Parents of toddler killed at Tennessee state park seek $900K
NASHVILLE, Tenn. — The parents of a 2-year-old Kentucky boy who died at a Tennessee state park last month are seeking $900,000 in damages from the state.
Attorney Christopher Smith tells The Tennessean that the Tennessee Department of Environment and Conservation was negligent in not having made Cummins Falls State Park safer.
Steven Pierce was at the park with his family when he was swept away in a flash flood as his family tried to evacuate. State Parks Assistant Chief Ranger J.R. Tinch said water rose to dangerous levels in 2 minutes. Steven’s body was found hours later.
The claim filed Friday says the park shouldn’t have been open to visitors as heavy rain and possible flooding closed it in preceding days. The state has three months to approve or deny the claim.
Delays, confusion mean no warning system
Two years of delays and confusion stymied plans at Cummins Falls State Park in Tennessee for a flood warning system, a safeguard that was never installed before the deadly accident.
WPLN-FM’s review of Department of Environment and Conservation and Tennessee Tech University emails shows enthusiasm for the system in the weeks after a fatal 2017 flood. Two people died in that accident at the popular swimming locale, a gorge below a 75-foot waterfall.
Storms that hit surrounding streams can create a wave of flood water into the waterfall there, even if there’s no rain falling in the park.
Some Tennessee Tech professors emailed the park manager, Ray Cutcher, in the weeks after the deadly 2017 flood with an idea to design a system to measure the water flowing into the park. The system would give at least an hour’s warning before a flood wave at the park, instead of only minutes.
In September 2017, Cutcher sent a $37,000 proposal to state environmental higher-ups. Months later, he received university funding confirmation.
In May 2018, department procurement contacted Tech professors about which company would set up the system.
Last month, Parks and Conservation Deputy Commissioner Jim Bryson told lawmakers that after the 2017 flooding, a warning system was identified, funded and requested by state parks and Tennessee Tech University, which was familiar with the equipment.
Bryson said state procurement decided there was no justification for a sole-source contract, didn’t allow bidding and identified another possible supplier. He said Tennessee Tech’s contact said it would ask colleagues about the supplier but never responded to procurement, which didn’t follow up.

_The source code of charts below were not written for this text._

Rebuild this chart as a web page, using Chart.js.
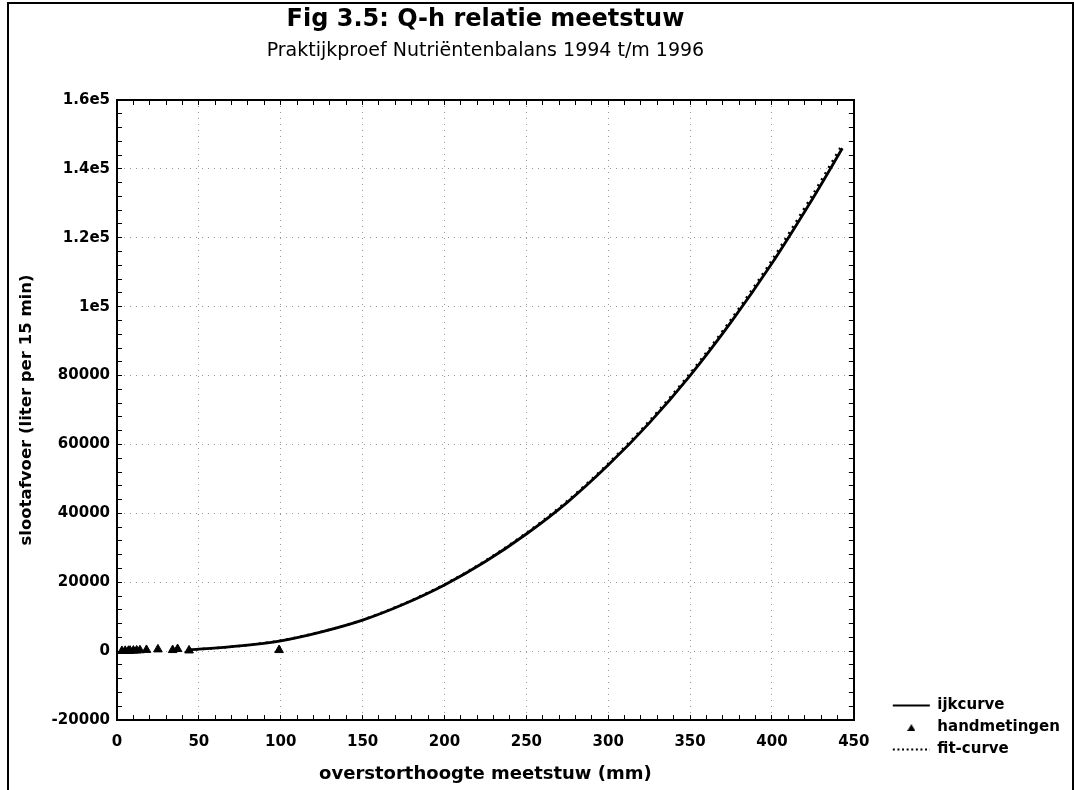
<!DOCTYPE html>
<html>
<head>
<meta charset="utf-8">
<script src="https://cdn.jsdelivr.net/npm/chart.js@4"></script>
<style>
    html, body { margin: 0; padding: 0; background: #fff; }
    #wrap { position: relative; width: 1074px; height: 790px; }
    #frame {
        position: absolute; left: 7px; top: 2px; width: 1063px; height: 800px;
        border-left: 2px solid #000; border-top: 2px solid #000; border-right: 2px solid #000;
        pointer-events: none;
    }
</style>
</head>
<body>
<div id="wrap">
    <canvas id="qh-chart"></canvas>
    <div id="frame"></div>
</div>
<script>
// overstorthoogte (mm) en afvoer (liter per 15 min)
const curveH = [44, 50, 75, 100, 125, 150, 175, 200, 225, 250, 275, 300, 325, 350, 375, 400, 425, 443];
const ijkQ   = [400, 550, 1500, 3000, 5600, 9000, 13600, 19200, 26000, 34000, 43200, 54000, 66200, 80000, 95500, 112600, 131500, 146000];
const fitQ   = [400, 550, 1500, 3050, 5650, 9080, 13720, 19380, 26230, 34300, 43570, 54450, 66750, 80650, 96250, 113500, 132600, 147100];

const handH = [3, 5, 7, 8, 10, 12, 14, 18, 25, 34, 37, 44, 99];
const handQ = [50, 80, 100, 120, 150, 200, 250, 350, 500, 300, 600, 200, 300];

const xTickLabels = ['0', '50', '100', '150', '200', '250', '300', '350', '400', '450'];
const yTickLabels = ['-20000', '0', '20000', '40000', '60000', '80000', '1e5', '1.2e5', '1.4e5', '1.6e5'];

const pts = (xs, ys) => xs.map((x, i) => ({ x, y: ys[i] }));

Chart.defaults.font.family = "'DejaVu Sans', sans-serif";
Chart.defaults.font.weight = 'bold';
Chart.defaults.color = '#000';

// klein driehoekje voor de legenda (pointStyle 'triangle' wordt daar uitgerekt)
const triangleIcon = document.createElement('canvas');
triangleIcon.width = 8;
triangleIcon.height = 7;
{
    const c = triangleIcon.getContext('2d');
    c.fillStyle = '#000';
    c.beginPath();
    c.moveTo(4, 0);
    c.lineTo(8, 7);
    c.lineTo(0, 7);
    c.closePath();
    c.fill();
}

const gridColor = (step) => (ctx) =>
    ctx.tick && ctx.tick.value % step === 0 ? '#9a9a9a' : 'rgba(0,0,0,0)';

const frameAxis = (extra) => Object.assign({
    type: 'linear',
    ticks: { display: false },
    grid: { drawOnChartArea: false, tickLength: -5, tickColor: '#000' },
    border: { display: true, color: '#000', width: 2 },
}, extra);

// legenda onderaan rechts zetten
const legendPlace = {
    id: 'legendPlace',
    afterLayout(chart) {
        const lg = chart.legend;
        lg.top -= 21;
        lg.bottom -= 21;
    },
};

new Chart(document.getElementById('qh-chart'), {
    type: 'line',
    data: {
        datasets: [
            {
                label: 'ijkcurve',
                data: pts(curveH, ijkQ),
                borderColor: '#000',
                backgroundColor: '#000',
                borderWidth: 2.8,
                pointRadius: 0,
                pointStyle: 'line',
                tension: 0.3,
            },
            {
                label: 'handmetingen',
                type: 'scatter',
                data: pts(handH, handQ),
                borderColor: '#000',
                backgroundColor: '#000',
                pointStyle: 'triangle',
                pointRadius: 5,
                borderWidth: 1,
            },
            {
                label: 'fit-curve',
                data: pts(curveH, fitQ),
                borderColor: '#000',
                backgroundColor: '#000',
                borderWidth: 2.5,
                borderDash: [2, 5],
                pointRadius: 0,
                pointStyle: 'line',
                tension: 0.3,
            },
        ],
    },
    plugins: [legendPlace],
    options: {
        responsive: true,
        maintainAspectRatio: false,
        animation: false,
        layout: { padding: { left: 0, right: 11, top: 0, bottom: 5 } },
        plugins: {
            title: {
                display: true,
                fullSize: false,
                text: 'Fig 3.5: Q-h relatie meetstuw',
                color: '#000',
                font: { size: 24, weight: 'bold' },
                padding: { top: 5, bottom: 3 },
            },
            subtitle: {
                display: true,
                fullSize: false,
                text: 'Praktijkproef Nutriëntenbalans 1994 t/m 1996',
                color: '#000',
                font: { size: 19, weight: 'normal' },
                padding: { top: 3, bottom: 37.4 },
            },
            legend: {
                position: 'right',
                align: 'end',
                labels: {
                    color: '#000',
                    font: { size: 15, weight: 'bold' },
                    usePointStyle: true,
                    pointStyleWidth: 37,
                    boxHeight: 6,
                    padding: 7,
                    generateLabels(chart) {
                        const items = Chart.defaults.plugins.legend.labels.generateLabels(chart);
                        items.forEach((it) => {
                            const ds = chart.data.datasets[it.datasetIndex];
                            if (ds.pointStyle === 'triangle') {
                                it.pointStyle = triangleIcon;
                            } else {
                                it.lineWidth = 2;
                                it.lineDash = ds.borderDash ? [2, 2.6] : [];
                            }
                        });
                        return items;
                    },
                },
            },
            tooltip: { enabled: false },
        },
        scales: {
            x: {
                type: 'linear',
                position: 'bottom',
                weight: 1,
                min: 0,
                max: 450,
                afterFit: (s) => { s.height = 65; },
                ticks: {
                    stepSize: 10,
                    autoSkip: false,
                    maxRotation: 0,
                    padding: 18,
                    font: { size: 15, weight: 'bold' },
                    callback: (v) => (v % 50 === 0 ? xTickLabels[v / 50] : ''),
                },
                grid: {
                    color: gridColor(50),
                    tickLength: -5,
                    tickColor: '#000',
                    tickBorderDash: [],
                },
                border: { display: true, color: '#000', width: 2, dash: [1, 5] },
                title: {
                    display: true,
                    text: 'overstorthoogte meetstuw (mm)',
                    font: { size: 18, weight: 'bold' },
                    padding: { top: 0, bottom: 0 },
                },
            },
            y: {
                type: 'linear',
                position: 'left',
                weight: 1,
                min: -20000,
                max: 160000,
                afterFit: (s) => { s.width = 117; },
                ticks: {
                    stepSize: 4000,
                    autoSkip: false,
                    padding: 12,
                    font: { size: 15, weight: 'bold' },
                    callback: (v) => (v % 20000 === 0 ? yTickLabels[(v + 20000) / 20000] : ''),
                },
                grid: {
                    color: gridColor(20000),
                    tickLength: -5,
                    tickColor: '#000',
                    tickBorderDash: [],
                },
                border: { display: true, color: '#000', width: 2, dash: [1, 5] },
                title: {
                    display: true,
                    text: 'slootafvoer (liter per 15 min)',
                    font: { size: 16.5, weight: 'bold' },
                    padding: { top: 17, bottom: 0 },
                },
            },
            xTop: frameAxis({
                position: 'top', min: 0, max: 450,
                ticks: { display: false, stepSize: 10 },
                afterFit: (s) => { s.height = 0; },
            }),
            yRight: frameAxis({
                position: 'right', min: -20000, max: 160000,
                ticks: { display: false, stepSize: 4000 },
                afterFit: (s) => { s.width = 32; },
            }),
        },
    },
});
</script>
</body>
</html>
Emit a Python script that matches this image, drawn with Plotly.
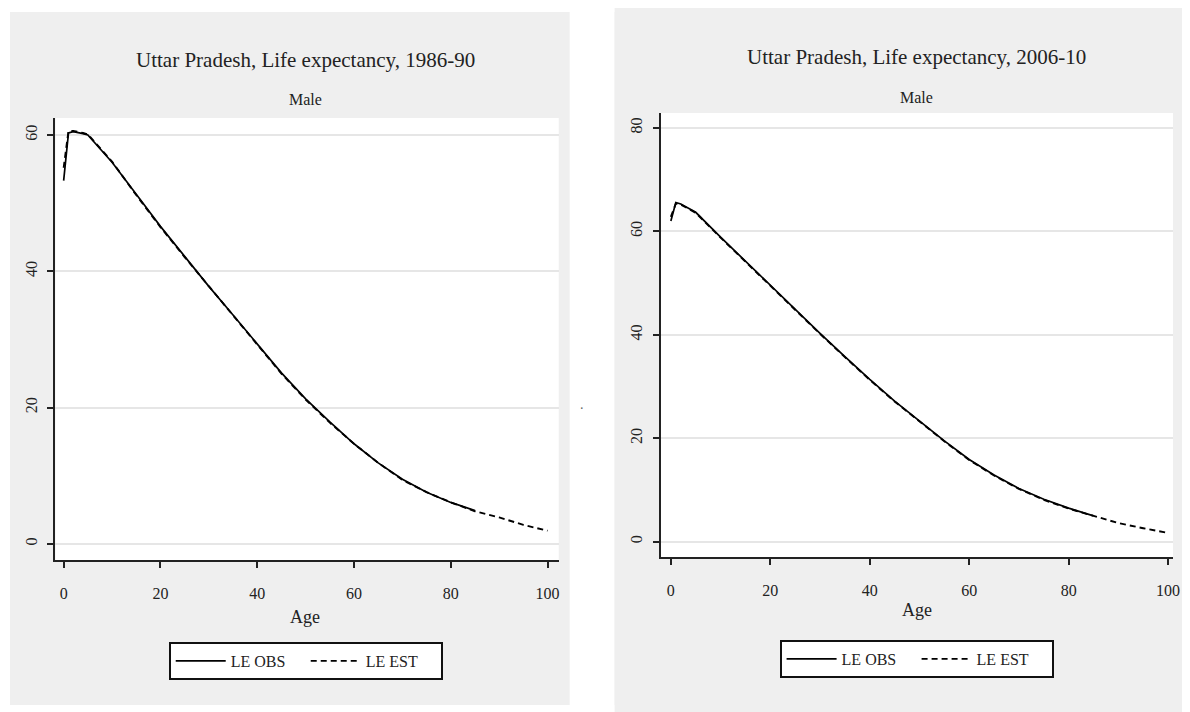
import plotly.graph_objects as go

# ---------------- data ----------------
ages_obs = [0, 1, 2, 3, 4, 5, 10, 15, 20, 25, 30, 35, 40, 45, 50, 55, 60, 65, 70, 75, 80, 85]
ages_est = [0, 1, 2, 3, 4, 5, 10, 15, 20, 25, 30, 35, 40, 45, 50, 55, 60, 65, 70, 75, 80, 85, 90, 95, 100]

# 1986-90, male
le_obs_1986 = [53.3, 60.3, 60.5, 60.4, 60.2, 60.0, 56.0, 51.3, 46.6, 42.2, 37.8, 33.6, 29.3, 25.1,
               21.3, 17.9, 14.7, 11.9, 9.5, 7.6, 6.1, 4.9]
le_est_1986 = [55.2, 60.6, 60.6, 60.5, 60.3, 60.1, 56.1, 51.2, 46.5, 42.1, 37.8, 33.5, 29.2, 25.0,
               21.2, 17.8, 14.7, 11.9, 9.4, 7.6, 6.1, 4.8, 3.9, 2.8, 1.95]

# 2006-10, male
le_obs_2006 = [62.0, 65.6, 65.3, 64.8, 64.2, 63.7, 58.9, 54.2, 49.5, 44.9, 40.3, 35.8, 31.4, 27.2,
               23.3, 19.5, 15.9, 12.9, 10.3, 8.2, 6.5, 5.0]
le_est_2006 = [62.8, 65.4, 65.2, 64.7, 64.2, 63.6, 58.8, 54.1, 49.4, 44.8, 40.2, 35.7, 31.3, 27.1,
               23.2, 19.4, 15.8, 12.8, 10.2, 8.1, 6.4, 5.0, 3.6, 2.6, 1.7]

x_ticks = [0, 20, 40, 60, 80, 100]
y_ticks_left = [0, 20, 40, 60]
y_ticks_right = [0, 20, 40, 60, 80]

titles = ["Uttar Pradesh, Life expectancy, 1986-90", "Uttar Pradesh, Life expectancy, 2006-10"]
subtitle = "Male"
x_title = "Age"
series_names = ["LE OBS", "LE EST"]

# ---------------- figure ----------------
# the page body has an 8px default margin, so the figure is drawn 8px in from the window edge
OFF = 8
W, H = 1190 - OFF, 712 - OFF
FONT = "Liberation Serif"
TXT = "#222222"
PANEL = "#efefef"

def px(x):
    return (x - OFF) / W

def py(y):
    return 1 - (y - OFF) / H

fig = go.Figure()

solid = dict(color="black", width=1.7)
dashed = dict(color="black", width=1.9, dash="6px,4px")

fig.add_trace(go.Scatter(x=ages_obs, y=le_obs_1986, mode="lines", line=solid,
                         name=series_names[0], xaxis="x", yaxis="y", legend="legend"))
fig.add_trace(go.Scatter(x=ages_est, y=le_est_1986, mode="lines", line=dashed,
                         name=series_names[1], xaxis="x", yaxis="y", legend="legend"))
fig.add_trace(go.Scatter(x=ages_obs, y=le_obs_2006, mode="lines", line=solid,
                         name=series_names[0], xaxis="x2", yaxis="y2", legend="legend2"))
fig.add_trace(go.Scatter(x=ages_est, y=le_est_2006, mode="lines", line=dashed,
                         name=series_names[1], xaxis="x2", yaxis="y2", legend="legend2"))

common_x = dict(tickvals=x_ticks, showgrid=False, zeroline=False, showline=True,
                linecolor="#222", linewidth=2, ticks="outside", ticklen=6, tickwidth=2,
                tickcolor="#222", tickfont=dict(family=FONT, size=16, color=TXT),
                ticklabelstandoff=12, ticklabeloverflow="allow")
common_y = dict(showgrid=True, gridcolor="#e6e6e6", gridwidth=1.5, zeroline=False,
                showline=True, linecolor="#222", linewidth=2, ticks="outside", ticklen=6,
                tickwidth=2, tickcolor="#222", tickangle=-90,
                tickfont=dict(family=FONT, size=16, color=TXT), ticklabelstandoff=4)

legend_common = dict(orientation="h", xanchor="center", yanchor="middle",
                     bgcolor="white", bordercolor="#111", borderwidth=2,
                     font=dict(family=FONT, size=16, color=TXT), itemwidth=50,
                     entrywidth=70, traceorder="normal")

white_strip = dict(type="rect", xref="paper", yref="paper", fillcolor="white",
                   line=dict(width=0), layer="below")

fig.update_layout(
    width=W, height=H,
    margin=dict(l=0, r=0, t=0, b=0),
    paper_bgcolor=PANEL,
    plot_bgcolor="white",
    showlegend=True,
    xaxis=dict(domain=[px(55.7), px(562)], range=[-1.7, 102.3], anchor="y", **common_x),
    yaxis=dict(domain=[py(560), py(118)], range=[-2.35, 62.5], anchor="x",
               tickvals=y_ticks_left, **common_y),
    xaxis2=dict(domain=[px(664.6), px(1180)], range=[-2.04, 101.0], anchor="y2", **common_x),
    yaxis2=dict(domain=[py(557), py(113)], range=[-2.96, 82.9], anchor="x2",
                tickvals=y_ticks_right, **common_y),
    legend=dict(x=px(307.5), y=py(661), **legend_common),
    legend2=dict(x=px(922), y=py(659), **legend_common),
    shapes=[
        dict(x0=0, x1=px(10), y0=0, y1=1, **white_strip),
        dict(x0=px(573), x1=px(618), y0=0, y1=1, **white_strip),
        dict(x0=0, x1=px(618), y0=py(12), y1=1, **white_strip),
        dict(x0=0, x1=px(618), y0=0, y1=py(705), **white_strip),
    ],
    annotations=[
        dict(text=titles[0], x=px(307), y=py(60), xref="paper", yref="paper", showarrow=False,
             xanchor="center", yanchor="middle", font=dict(family=FONT, size=21, color=TXT)),
        dict(text=subtitle, x=px(307), y=py(100), xref="paper", yref="paper", showarrow=False,
             xanchor="center", yanchor="middle", font=dict(family=FONT, size=16, color=TXT)),
        dict(text=titles[1], x=px(922), y=py(57), xref="paper", yref="paper", showarrow=False,
             xanchor="center", yanchor="middle", font=dict(family=FONT, size=21, color=TXT)),
        dict(text=subtitle, x=px(922), y=py(98), xref="paper", yref="paper", showarrow=False,
             xanchor="center", yanchor="middle", font=dict(family=FONT, size=16, color=TXT)),
        dict(text=x_title, x=px(307), y=py(617), xref="paper", yref="paper", showarrow=False,
             xanchor="center", yanchor="middle", font=dict(family=FONT, size=18, color=TXT)),
        dict(text=x_title, x=px(922), y=py(610), xref="paper", yref="paper", showarrow=False,
             xanchor="center", yanchor="middle", font=dict(family=FONT, size=18, color=TXT)),
        dict(text=".", x=px(585), y=py(404), xref="paper", yref="paper", showarrow=False,
             xanchor="center", yanchor="middle", font=dict(family=FONT, size=14, color="#666")),
    ],
)

fig.write_html("out.html")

However, Cutcher continued to communicate with the Tech professors about the procurement process. The park manager told the professors that the parties were crafting a legal agreement, though it was unclear from the emails who at Tech was responsible for that.
In subsequent months, the groups involved expressed frustration.
“This is, however, taking longer than I thought,” Cutcher wrote, saying he wanted to buy the equipment before the June 2018 end of the fiscal year.
“What exactly do you need from us?” Evan Hart, with Tennessee Tech, said in response, and they looked for a time to talk on the phone.
Hart sent another email six months later: “Is there any news?”
New state environmental commissioner David Salyers visited the park in April and asked about the system. In May and June, emails show people trying to figure out where things halted.
Then in June, the body of 2-year-old Pierce was recovered after heavy rains made conditions dangerous and led to more than 60 people being rescued.
Within two days, the department received approval for an emergency contract with a Utah-based company to install the warning system. Officials had the purchase order for $42,500 in about a week.
The company told WPLN-FM that it has not started any physical installation yet.